А вот братья Очоа рассуждали иначе и быстро согласились явиться с повинной. Это было расценено как раскол в верхушке картеля, хотя вообще-то переговоры начались еще в сентябре, когда вышел первый указ. Именно тогда известный антьокский сенатор попросил Рафаэля Пардо принять одного человека, имя которого заранее не называлось. Этим человеком оказалась Марта Ньевес Очоа; ее отважный шаг положил начало переговорам о том, чтобы три ее брата по очереди, с интервалом в месяц сдались властям. Так оно и получилось. Фабио-младший сдался 18 декабря, Хорхе Луис – 15 января, когда никто этого не ожидал, а 16 февраля подошел черед Хуана Давида.
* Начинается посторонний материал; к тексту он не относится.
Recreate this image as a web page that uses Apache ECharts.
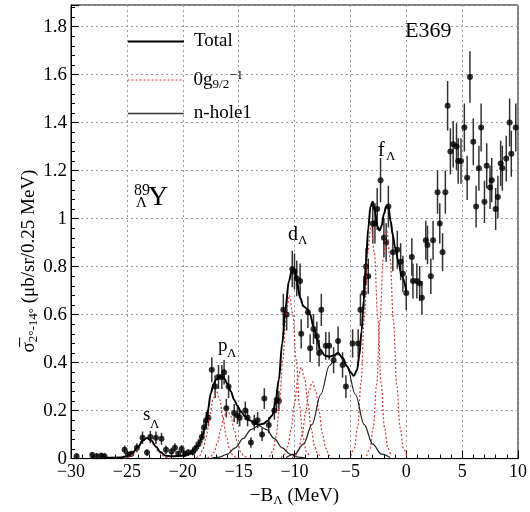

Спустя пять лет американские журналисты спросили Хорхе Луиса в тюрьме, зачем он сдался, и он ответил вполне определенно: «Чтобы спасти свою шкуру». Хорхе Луис не скрывал, что они сделали это под нажимом родственниц, которые не могли обрести покоя, пока три брата не оказались в тюрьме Итагуа, расположенной в промышленном районе Медельина: в камерах, напоминавших блиндажи, их жизнь была в безопасности. Предприняв такой шаг, семейство Очоа выразило свое доверие правительству, которое в тот момент еще вполне могло выдать преступников в США, где их ждало пожизненное заключение.
Донья Нидия Кинтеро всегда доверяла своим предчувствиям и сразу поняла, насколько важно то, что братья Очоа решили подчиниться властям. Буквально через три дня после сдачи Фабио она поехала к нему вместе со своей дочерью Марией Викторией и внучкой Марией Каролиной, дочкой Дианы. В дом, где они остановились, пришли, как предписывалось местными традициями гостеприимства, пятеро членов семейства Очоа: мать братьев Марта Ньевес, их сестра и два молодых человека. Очоа отвезли гостей в тюрьму Итагуи, она находилась за высоким забором в конце улочки, поднимавшейся по склону горы и уже украшенной к Рождеству разноцветными бумажными гирляндами.
В камере их поджидал не только Фабио-младший, но и отец, дон Фабио Очоа, патриарх семейства, весивший сто пятьдесят килограммов. Чертами лица он даже в семьдесят лет напоминал ребенка. Дон Фабио разводил породистых колумбийских скакунов и был духовным наставником обширного семейства, мужчины которого отличались бесстрашием, а женщины – большой силой воли и железной хваткой. Старик любил председательствовать на семейных собраниях, восседая в кресле, похожем на трон, в своем вечном сомбреро, и торжественно руководя происходящим. Неспешная тягучая речь и народная мудрость, заключавшаяся в словах дона Фабио, прекрасно дополняли этот колоритный образ. Сидевший рядом сын, обычно живой и болтливый, не смел вставить ни слова, пока говорил отец.